My last major issue was that the book had no footnotes, for fact checking, monitoring changes as time passes and such. It did have an extensive bibliography, but footnotes are better for those of us who actually go to the original literature from time to time. Yes, I’m a geek.
The Maintainer stories were nice, but not especially compelling (perhaps because of the Maintainer’s board here at 3FC where we have living examples), and I just don’t do recipes so Section 4 was wasted on me, but probably useful if you want to give the Primarian thing a go.
There were several things I liked about the book, including the fact that there is a Maintenance book out there. The book emphasizes the difficulty of the task, the need for planning, the difficult food culture (think marketing) that we live in now, and other tidbits like sabotage by friends, family and coworkers. It also called out the need for support and exercise as very important, but didn’t spend a lot of time with either of these factors.
So would I recommend this book? Maybe to someone who didn’t want to put much thought into their Maintenance plan and wanted a lot of guidance, and a switch from the plan that got them to their goal weight. But probably not to most people.

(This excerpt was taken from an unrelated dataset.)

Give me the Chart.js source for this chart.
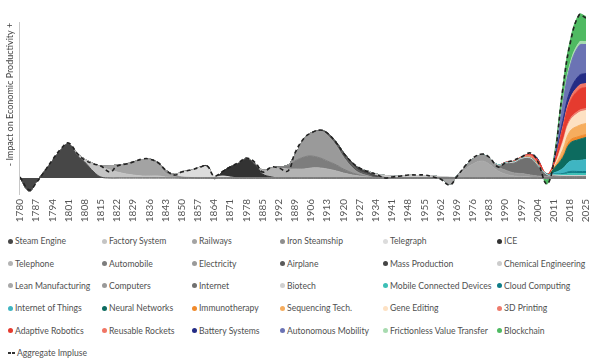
<!DOCTYPE html>
<html>
<head>
<meta charset="utf-8">
<script src="https://cdn.jsdelivr.net/npm/chart.js@4.4.0/dist/chart.umd.min.js"></script>
<style>
  html, body { margin: 0; padding: 0; background: #fff; }
  body { width: 602px; height: 363px; position: relative; overflow: hidden; font-family: Lato, sans-serif; }
  #wrap { position: absolute; left: 0; top: 0; width: 602px; height: 227px; }
  #legend {
    position: absolute; left: 8px; top: 230px;
    display: grid;
    grid-template-columns: 94px 90px 88px 103px 114px auto;
    grid-auto-rows: 22.4px;
    align-items: center;
    font-size: 8.6px; color: #505050;
  }
  .item { display: flex; align-items: center; white-space: nowrap; }
  .dot { width: 5px; height: 5px; border-radius: 50%; margin-right: 2px; flex: none; }
  .dash { width: 7px; height: 1.6px; margin-right: 2px; flex: none;
          background: repeating-linear-gradient(90deg, #333 0 3px, transparent 3px 4.5px); }
</style>
</head>
<body>
<div id="wrap"><canvas id="grafico"></canvas></div>
<div id="legend"></div>
<script>
// Anos da grade de dados (eixo x linear)
const anos = [1780, 1784, 1787, 1791, 1794, 1798, 1801, 1805, 1808, 1812, 1815, 1819, 1822, 1826, 1829,
  1833, 1836, 1840, 1843, 1847, 1850, 1854, 1857, 1861, 1864, 1868, 1871, 1875, 1878, 1882, 1885, 1889,
  1892, 1896, 1899, 1903, 1906, 1910, 1913, 1917, 1920, 1924, 1927, 1931, 1934, 1938, 1941, 1945, 1948,
  1952, 1955, 1959, 1962, 1966, 1969, 1973, 1976, 1980, 1983, 1987, 1990, 1994, 1997, 2001, 2004, 2008,
  2011, 2015, 2018, 2022, 2025];

// Rótulos do eixo x (um a cada 7 anos, como no original)
const rotulosX = ['1780', '1787', '1794', '1801', '1808', '1815', '1822', '1829', '1836', '1843', '1850',
  '1857', '1864', '1871', '1978', '1885', '1992', '1889', '1906', '1913', '1920', '1927', '1934', '1941',
  '1948', '1955', '1962', '1969', '1976', '1983', '1990', '1997', '2004', '2011', '2018', '2025'];

// Séries: valores na grade de anos a partir do ano inicial
const steamEngine = [0, -13, -4, 8, 17, 29, 34, 22, 16, 6, 1, 0];
const factorySystem = [0, 2, 3, 8, 10, 8, 6, 4, 3, 2, 2, 2, 1, 0.5, 0];
const railways = [0, 1, 4, 7, 10, 13, 16, 16, 11, 4, 1, 0];
const ironSteamship = [0, 1, 2, 3, 1.5, 1, 0.5, 0];
const telegraph = [0, 0.5, 5, 7, 10, 11, 2, 2, 1, 0];
const ice = [0, 1, -2.5, 5, 10, 15, 19, 13, 4, 1, 0];
const telephone = [0, 1, 4, 9, 10, 9, 9, 9, 10, 10, 9, 7, 5, 3, 2, 1, 0];
const automobile = [0, 1, 3, 8, 12, 12, 10, 8, 6, 4, 2, 1, 0];
const electricity = [0, 1, 6, 18, 23, 27, 26, 19, 12, 5, 2, 1, 0];
const airplane = [0, 0.5, 1.5, 2.5, 3, 3, 2, 1.5, 1, 0];
const massProduction = [0, 0.5, 1, 1.5, 2, 2.5, 2, 1.5, 0.5, 0];
const chemicalEngineering = [0, 1, 1.5, 2, 2, 2, 2.5, 2.5, 2.5, 2, 1.5, 1, 0.5, 0];
const leanManufacturing = [0, 0, -1, -7, 1, 9, 14, 17, 14, 7, 4, 2, 1.5, 1, 0];
const computers = [0, 0.5, 3, 5, 6, 6, 4, 4, 3, 3, 2, 2, 1.5, 1, 1, 1, 1, 1];
const internet = [0, 1, 6, 10, 14, 16, 10, 1, 1, 0.5, 0.5, 0.5, 0.5];
const biotech = [0, 0.5, 1, 1, 1, 1, 1, 1, 1, 1, 1, 1, 1, 1];
const mobileDevices = [0, 0, 0, 0, 0, 0, 0.5, 1, 2, 2, 2];
const cloudComputing = [0, 0, 0, 0, 0, 0.5, 0.5, 1, 2, 2, 2];
const internetOfThings = [0, 0, 0, 0, 0, 0, 1, 5, 10, 11, 12];
const neuralNetworks = [0, 0, 0, 0, 0, -2, 4, 11, 18, 21, 22];
const immunotherapy = [0, 0, 0, 0.5, 0.5, 0, 0.5, 2, 3, 3, 3];
const sequencingTech = [0, 0, 0, 0, 0, 0, 0.5, 6, 9, 11, 11];
const geneEditing = [0, 0, 0, 0, 0, 0, 0.5, 7, 10, 13, 13];
const printing3d = [0.5, 1, 1.5, 2, 2, 0.5, 0.5, 2, 2, 2, 2];
const adaptiveRobotics = [0, 0, 0, 1, 3, 1.5, 3, 12, 17, 21, 21];
const reusableRockets = [0, 0, 0, 0, 0, 0, 0.5, 2, 3, 4, 4];
const batterySystems = [0, 0, 0, 0, 1, -3, 1, 6, 8, 10, 10];
const autonomousMobility = [0, 0, 0, 0, 0, -2, 1, 17, 24, 30, 29];
const frictionlessValue = [0, 0, 0, 0, 0, 0, 0.5, 2, 3, 3, 3];
const blockchain = [0, 0, 0, 0, 0, -5, 2, 15, 22, 28, 25];

// Linha tracejada (impulso agregado)
const agregado = [1, -12, -5, 8, 18, 30, 35, 24, 18, 14, 12, 6, 12, 14, 16, 19, 19, 15, 8, 3, 6, 8, 10, 12,
  2, 7, 11, 16, 20, 15, 6, 11, 10, 7, 25, 40, 45, 48, 45, 35, 25, 15, 10, 6, 4, 0, 1, 2, 3, 3, 3, 1, -1,
  -7, 1, 13, 20, 24, 21, 11, 15, 18, 21, 25, 17, -6, 15, 90, 133, 163, 160];

const nomes = ['Steam Engine', 'Factory System', 'Railways', 'Iron Steamship', 'Telegraph', 'ICE',
  'Telephone', 'Automobile', 'Electricity', 'Airplane', 'Mass Production', 'Chemical Engineering',
  'Lean Manufacturing', 'Computers', 'Internet', 'Biotech', 'Mobile Connected Devices', 'Cloud Computing',
  'Internet of Things', 'Neural Networks', 'Immunotherapy', 'Sequencing Tech.', 'Gene Editing', '3D Printing',
  'Adaptive Robotics', 'Reusable Rockets', 'Battery Systems', 'Autonomous Mobility',
  'Frictionless Value Transfer', 'Blockchain'];

const inicios = [1780, 1801, 1812, 1833, 1843, 1857, 1878, 1889, 1892, 1906, 1910, 1927, 1955, 1966, 1983,
  1980, 1990, 1990, 1990, 1990, 1990, 1990, 1990, 1990, 1990, 1990, 1990, 1990, 1990, 1990];

const valores = [steamEngine, factorySystem, railways, ironSteamship, telegraph, ice, telephone, automobile,
  electricity, airplane, massProduction, chemicalEngineering, leanManufacturing, computers, internet, biotech,
  mobileDevices, cloudComputing, internetOfThings, neuralNetworks, immunotherapy, sequencingTech, geneEditing,
  printing3d, adaptiveRobotics, reusableRockets, batterySystems, autonomousMobility, frictionlessValue, blockchain];

const cores = ['#474747', '#c4c4c4', '#a3a3a3', '#8e8e8e', '#dcdcdc', '#333333', '#b3b3b3', '#7d7d7d',
  '#9a9a9a', '#5a5a5a', '#454545', '#cccccc', '#a8a8a8', '#999999', '#707070', '#d0d0d0', '#3cbfb6',
  '#0e7d88', '#3fb5c2', '#0d6b5f', '#f08a2c', '#f6ad5e', '#fde1c3', '#ee7b6c', '#e53b2f', '#f07565',
  '#242c85', '#6b73b4', '#a8dbb0', '#4fba62'];

const topoEixoY = 156; // onde a linha do eixo y começa

// Monta a série completa na grade de anos (zero fora do período da tecnologia)
function montarSerie(inicio, vals) {
  const i0 = anos.indexOf(inicio);
  return anos.map((ano, k) => ({ x: ano, y: (k >= i0 && k - i0 < vals.length) ? vals[k - i0] : 0 }));
}

const datasets = nomes.map((nome, i) => ({
  label: nome,
  data: montarSerie(inicios[i], valores[i]),
  backgroundColor: cores[i],
  borderColor: cores[i],
  borderWidth: 1,
  fill: i === 0 ? 'origin' : '-1',
  pointRadius: 0,
  tension: 0.4,
  stack: 'ondas',
  order: 1
}));

datasets.push({
  label: 'Aggregate Impluse',
  data: agregado.map((v, k) => ({ x: anos[k], y: v })),
  borderColor: '#222',
  borderWidth: 1.6,
  borderDash: [4, 3],
  fill: false,
  pointRadius: 0,
  tension: 0.4,
  stack: 'agregado',
  order: 0
});

// Linha do eixo y (começa abaixo do topo da área do gráfico)
const linhaEixoY = {
  id: 'linhaEixoY',
  beforeDatasetsDraw(chart) {
    const { ctx, chartArea, scales } = chart;
    ctx.save();
    ctx.strokeStyle = '#c8c8c8';
    ctx.lineWidth = 1;
    ctx.beginPath();
    ctx.moveTo(chartArea.left - 0.5, scales.y.getPixelForValue(topoEixoY));
    ctx.lineTo(chartArea.left - 0.5, chartArea.bottom);
    ctx.stroke();
    ctx.restore();
  }
};

new Chart(document.getElementById('grafico').getContext('2d'), {
  type: 'line',
  data: { datasets: datasets },
  options: {
    responsive: true,
    maintainAspectRatio: false,
    animation: false,
    layout: { padding: { top: 12, right: 12, left: 0, bottom: 0 } },
    plugins: { legend: { display: false }, tooltip: { enabled: false } },
    scales: {
      x: {
        type: 'linear',
        min: 1780,
        max: 2025,
        grid: { display: false, drawTicks: false },
        border: { display: false },
        ticks: {
          stepSize: 7,
          autoSkip: false,
          minRotation: 90,
          maxRotation: 90,
          padding: 4,
          color: '#555',
          font: { family: 'Lato', size: 10 },
          callback: v => rotulosX[Math.round((v - 1780) / 7)] ?? ''
        },
        afterFit: s => { s.height = 32; }
      },
      y: {
        stacked: 'single',
        min: -17,
        max: 166,
        grid: { display: false },
        border: { display: false },
        ticks: { display: false },
        title: {
          display: true,
          text: '\u2003\u2003\u2002- Impact on Economic Productivity +',
          color: '#444',
          font: { family: 'Lato', size: 9 },
          padding: { top: 5, bottom: 0 }
        },
        afterFit: s => { s.width = 20; }
      }
    }
  },
  plugins: [linhaEixoY]
});

// Legenda em HTML, alinhada em colunas
const legenda = document.getElementById('legend');
nomes.forEach((nome, i) => {
  legenda.innerHTML += `<div class="item"><span class="dot" style="background:${cores[i]}"></span>${nome}</div>`;
});
legenda.innerHTML += '<div class="item"><span class="dash"></span>Aggregate Impluse</div>';
</script>
</body>
</html>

I believe that what we need to do to have long term success is something that we all have to figure out for ourselves and not something that can be handed to us. 3FC has shown me that without a doubt, we have common threads, but we are all doing this differently. While the book has a few interesting ideas, and the occasional good point, it does not include the tools for making that individual plan and the strategies that support it. Personally, I probably follow about half of the rules. I have a handful of books I return to (including the excellent Thin for Life) and Refuse to Regain won’t be on that shelf in my library. My recommendation is to bookmark the excellent blog, and leave it at that.
I would love to hear from the other Maintainers here.
How many of the rules do you follow?
What do you think about the low-starch (low carb?) approach of Primarian eating?
Do you, and if so, how do you control “S Foods,” starches and sugars in your diet?
If you’ve read the book, was there any particular idea that really resonated with you, perhaps an “aha!” moment?
Do you feel like you are a Junior or Senior Level Maintainer and why?